» **Set exercise**
Wherever the word "this" appears in a line, copy that line.

::::

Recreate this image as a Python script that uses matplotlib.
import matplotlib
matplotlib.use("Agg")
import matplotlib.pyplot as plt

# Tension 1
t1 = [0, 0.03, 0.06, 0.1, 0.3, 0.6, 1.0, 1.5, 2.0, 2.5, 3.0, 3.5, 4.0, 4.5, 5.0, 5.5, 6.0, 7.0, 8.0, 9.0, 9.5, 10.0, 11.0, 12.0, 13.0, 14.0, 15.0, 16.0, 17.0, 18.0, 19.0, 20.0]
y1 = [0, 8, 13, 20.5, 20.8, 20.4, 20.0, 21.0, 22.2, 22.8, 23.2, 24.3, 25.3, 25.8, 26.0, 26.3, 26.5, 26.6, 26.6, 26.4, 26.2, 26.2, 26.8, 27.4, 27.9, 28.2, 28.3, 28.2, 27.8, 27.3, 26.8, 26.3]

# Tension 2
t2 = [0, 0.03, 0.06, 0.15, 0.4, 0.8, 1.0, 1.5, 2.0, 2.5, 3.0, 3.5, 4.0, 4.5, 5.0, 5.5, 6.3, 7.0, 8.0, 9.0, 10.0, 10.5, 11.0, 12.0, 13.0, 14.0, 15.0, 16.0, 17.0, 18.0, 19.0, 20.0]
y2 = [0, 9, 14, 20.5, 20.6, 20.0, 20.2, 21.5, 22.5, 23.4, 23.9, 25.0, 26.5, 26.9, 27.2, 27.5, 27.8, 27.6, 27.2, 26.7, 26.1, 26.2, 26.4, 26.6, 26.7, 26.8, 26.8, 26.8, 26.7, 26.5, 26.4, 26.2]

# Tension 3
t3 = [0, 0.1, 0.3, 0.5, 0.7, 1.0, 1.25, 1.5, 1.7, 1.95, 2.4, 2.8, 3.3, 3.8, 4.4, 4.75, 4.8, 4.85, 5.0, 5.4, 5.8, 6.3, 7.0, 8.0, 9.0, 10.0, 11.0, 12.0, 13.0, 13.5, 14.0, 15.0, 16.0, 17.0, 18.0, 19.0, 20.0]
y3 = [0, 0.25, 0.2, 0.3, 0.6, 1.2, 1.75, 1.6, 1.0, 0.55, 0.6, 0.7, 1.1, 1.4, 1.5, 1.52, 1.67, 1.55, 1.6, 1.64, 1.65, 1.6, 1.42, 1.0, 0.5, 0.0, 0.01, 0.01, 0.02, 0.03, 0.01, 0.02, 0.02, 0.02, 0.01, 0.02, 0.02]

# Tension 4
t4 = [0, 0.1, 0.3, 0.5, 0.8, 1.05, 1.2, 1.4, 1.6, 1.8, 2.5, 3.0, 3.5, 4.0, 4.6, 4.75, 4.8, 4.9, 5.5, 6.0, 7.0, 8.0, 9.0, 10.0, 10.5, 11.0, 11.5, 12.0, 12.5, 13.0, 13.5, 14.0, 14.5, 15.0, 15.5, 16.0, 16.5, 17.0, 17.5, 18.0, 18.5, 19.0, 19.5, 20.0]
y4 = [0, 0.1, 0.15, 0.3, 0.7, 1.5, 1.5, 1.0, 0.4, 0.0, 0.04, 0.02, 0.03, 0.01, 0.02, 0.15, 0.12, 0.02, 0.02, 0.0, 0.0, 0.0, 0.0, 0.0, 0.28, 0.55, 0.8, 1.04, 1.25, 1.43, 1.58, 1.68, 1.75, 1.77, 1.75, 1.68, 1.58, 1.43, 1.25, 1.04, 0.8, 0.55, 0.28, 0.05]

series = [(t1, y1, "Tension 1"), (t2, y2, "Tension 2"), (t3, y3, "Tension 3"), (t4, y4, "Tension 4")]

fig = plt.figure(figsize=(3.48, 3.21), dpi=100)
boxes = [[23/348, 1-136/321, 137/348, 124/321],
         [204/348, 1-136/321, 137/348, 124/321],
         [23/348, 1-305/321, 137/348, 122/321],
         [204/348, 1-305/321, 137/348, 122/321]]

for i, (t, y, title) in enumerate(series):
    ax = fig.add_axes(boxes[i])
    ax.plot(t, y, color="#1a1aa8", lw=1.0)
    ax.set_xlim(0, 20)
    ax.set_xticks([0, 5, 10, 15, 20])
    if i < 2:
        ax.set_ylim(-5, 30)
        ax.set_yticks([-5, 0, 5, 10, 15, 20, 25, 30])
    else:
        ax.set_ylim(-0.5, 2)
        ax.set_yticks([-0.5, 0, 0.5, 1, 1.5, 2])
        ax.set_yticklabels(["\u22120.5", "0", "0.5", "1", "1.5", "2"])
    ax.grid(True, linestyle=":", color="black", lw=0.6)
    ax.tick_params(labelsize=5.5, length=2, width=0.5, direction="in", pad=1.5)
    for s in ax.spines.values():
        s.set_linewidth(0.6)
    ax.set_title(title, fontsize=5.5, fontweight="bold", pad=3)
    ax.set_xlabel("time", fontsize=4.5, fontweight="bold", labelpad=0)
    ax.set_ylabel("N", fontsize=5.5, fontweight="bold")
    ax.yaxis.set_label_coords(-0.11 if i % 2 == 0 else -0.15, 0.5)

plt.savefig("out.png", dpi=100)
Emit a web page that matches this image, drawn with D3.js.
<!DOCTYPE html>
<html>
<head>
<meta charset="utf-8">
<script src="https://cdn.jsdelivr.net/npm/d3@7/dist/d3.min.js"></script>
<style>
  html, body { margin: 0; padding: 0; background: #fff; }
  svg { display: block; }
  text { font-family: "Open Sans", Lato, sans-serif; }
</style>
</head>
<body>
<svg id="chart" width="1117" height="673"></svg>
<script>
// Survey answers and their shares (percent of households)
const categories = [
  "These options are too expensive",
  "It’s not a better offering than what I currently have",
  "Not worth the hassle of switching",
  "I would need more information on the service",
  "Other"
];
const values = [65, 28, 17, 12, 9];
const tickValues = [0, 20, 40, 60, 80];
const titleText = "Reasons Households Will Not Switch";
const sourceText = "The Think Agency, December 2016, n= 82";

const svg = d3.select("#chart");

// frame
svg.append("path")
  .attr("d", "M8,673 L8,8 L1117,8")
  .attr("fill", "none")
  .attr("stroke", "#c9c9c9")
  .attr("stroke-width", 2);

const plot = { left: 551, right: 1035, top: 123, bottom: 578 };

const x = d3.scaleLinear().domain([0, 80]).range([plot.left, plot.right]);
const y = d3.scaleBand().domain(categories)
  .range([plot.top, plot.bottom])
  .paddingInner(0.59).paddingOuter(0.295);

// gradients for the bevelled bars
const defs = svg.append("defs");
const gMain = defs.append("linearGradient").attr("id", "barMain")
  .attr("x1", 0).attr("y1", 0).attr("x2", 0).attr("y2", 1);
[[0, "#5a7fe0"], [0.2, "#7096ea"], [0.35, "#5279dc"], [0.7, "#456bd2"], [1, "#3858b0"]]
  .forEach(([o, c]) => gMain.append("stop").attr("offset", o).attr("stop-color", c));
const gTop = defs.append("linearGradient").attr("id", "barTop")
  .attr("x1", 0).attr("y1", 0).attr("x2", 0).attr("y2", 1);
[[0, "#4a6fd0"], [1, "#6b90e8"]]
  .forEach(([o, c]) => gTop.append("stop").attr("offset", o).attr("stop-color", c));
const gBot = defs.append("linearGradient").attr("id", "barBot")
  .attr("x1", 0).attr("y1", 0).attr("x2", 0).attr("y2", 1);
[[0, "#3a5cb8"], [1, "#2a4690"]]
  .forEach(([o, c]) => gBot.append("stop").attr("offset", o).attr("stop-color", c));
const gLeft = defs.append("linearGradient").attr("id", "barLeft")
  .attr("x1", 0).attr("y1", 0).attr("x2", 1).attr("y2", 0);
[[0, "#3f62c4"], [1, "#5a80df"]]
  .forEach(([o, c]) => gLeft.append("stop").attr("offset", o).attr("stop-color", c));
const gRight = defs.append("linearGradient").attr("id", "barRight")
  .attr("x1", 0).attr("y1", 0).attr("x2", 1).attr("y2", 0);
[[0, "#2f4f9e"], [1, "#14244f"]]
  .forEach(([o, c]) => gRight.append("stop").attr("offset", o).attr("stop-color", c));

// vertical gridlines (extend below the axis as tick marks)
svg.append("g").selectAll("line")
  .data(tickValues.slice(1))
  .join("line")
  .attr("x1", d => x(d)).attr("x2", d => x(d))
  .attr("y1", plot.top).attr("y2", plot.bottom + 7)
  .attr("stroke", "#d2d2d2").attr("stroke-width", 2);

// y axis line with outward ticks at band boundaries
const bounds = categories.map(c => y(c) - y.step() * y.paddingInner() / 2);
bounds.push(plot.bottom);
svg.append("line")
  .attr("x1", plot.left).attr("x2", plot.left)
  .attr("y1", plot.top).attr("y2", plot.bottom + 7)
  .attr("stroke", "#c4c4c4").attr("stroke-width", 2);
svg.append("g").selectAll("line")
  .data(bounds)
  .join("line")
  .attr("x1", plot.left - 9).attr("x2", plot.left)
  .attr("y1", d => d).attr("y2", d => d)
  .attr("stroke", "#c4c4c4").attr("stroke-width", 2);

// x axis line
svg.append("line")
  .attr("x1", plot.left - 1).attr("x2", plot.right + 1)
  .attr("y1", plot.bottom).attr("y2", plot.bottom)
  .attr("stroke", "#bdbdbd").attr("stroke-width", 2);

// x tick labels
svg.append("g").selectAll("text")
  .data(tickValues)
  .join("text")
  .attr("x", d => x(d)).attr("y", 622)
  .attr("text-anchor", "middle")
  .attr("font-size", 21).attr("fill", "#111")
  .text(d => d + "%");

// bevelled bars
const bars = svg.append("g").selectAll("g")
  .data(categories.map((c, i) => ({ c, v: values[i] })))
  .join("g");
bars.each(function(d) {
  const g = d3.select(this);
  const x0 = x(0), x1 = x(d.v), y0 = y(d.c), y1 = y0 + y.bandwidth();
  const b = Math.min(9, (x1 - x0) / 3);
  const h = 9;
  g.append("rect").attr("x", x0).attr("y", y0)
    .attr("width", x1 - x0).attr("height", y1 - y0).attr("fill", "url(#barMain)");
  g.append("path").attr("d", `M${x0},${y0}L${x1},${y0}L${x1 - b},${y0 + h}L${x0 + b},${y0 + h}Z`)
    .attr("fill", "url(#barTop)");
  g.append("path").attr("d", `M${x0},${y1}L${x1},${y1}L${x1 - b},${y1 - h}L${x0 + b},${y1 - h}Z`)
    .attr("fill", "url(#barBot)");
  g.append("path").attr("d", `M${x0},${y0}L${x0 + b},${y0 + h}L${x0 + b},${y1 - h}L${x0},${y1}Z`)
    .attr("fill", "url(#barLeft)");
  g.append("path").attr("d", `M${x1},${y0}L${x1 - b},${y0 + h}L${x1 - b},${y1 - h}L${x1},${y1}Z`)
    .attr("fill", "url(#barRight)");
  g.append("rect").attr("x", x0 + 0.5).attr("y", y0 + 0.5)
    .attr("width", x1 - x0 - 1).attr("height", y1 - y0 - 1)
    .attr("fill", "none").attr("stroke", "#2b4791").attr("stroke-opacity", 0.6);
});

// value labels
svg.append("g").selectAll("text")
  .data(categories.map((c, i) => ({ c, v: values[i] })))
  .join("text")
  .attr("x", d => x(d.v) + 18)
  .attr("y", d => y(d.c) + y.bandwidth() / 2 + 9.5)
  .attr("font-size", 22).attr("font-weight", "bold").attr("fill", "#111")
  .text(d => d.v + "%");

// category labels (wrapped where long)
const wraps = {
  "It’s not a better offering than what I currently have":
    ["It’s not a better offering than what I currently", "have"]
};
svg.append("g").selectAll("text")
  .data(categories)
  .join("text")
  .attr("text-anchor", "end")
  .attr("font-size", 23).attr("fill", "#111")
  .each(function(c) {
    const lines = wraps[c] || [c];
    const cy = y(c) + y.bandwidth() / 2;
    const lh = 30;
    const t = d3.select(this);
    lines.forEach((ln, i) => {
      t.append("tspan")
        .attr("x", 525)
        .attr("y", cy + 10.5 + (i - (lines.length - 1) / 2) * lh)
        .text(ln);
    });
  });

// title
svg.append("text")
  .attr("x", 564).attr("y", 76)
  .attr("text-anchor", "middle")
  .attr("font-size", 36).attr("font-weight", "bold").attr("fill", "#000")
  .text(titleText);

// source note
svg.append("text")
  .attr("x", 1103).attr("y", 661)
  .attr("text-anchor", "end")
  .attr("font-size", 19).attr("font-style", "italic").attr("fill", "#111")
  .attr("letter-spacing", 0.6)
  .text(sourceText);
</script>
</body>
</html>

::::

» **Solution**
Recreate this image as a Python script that uses matplotlib.
Emit a web page that matches this image, drawn with D3.js.
  const g = d3.select(this);
    const t = d3.select(this);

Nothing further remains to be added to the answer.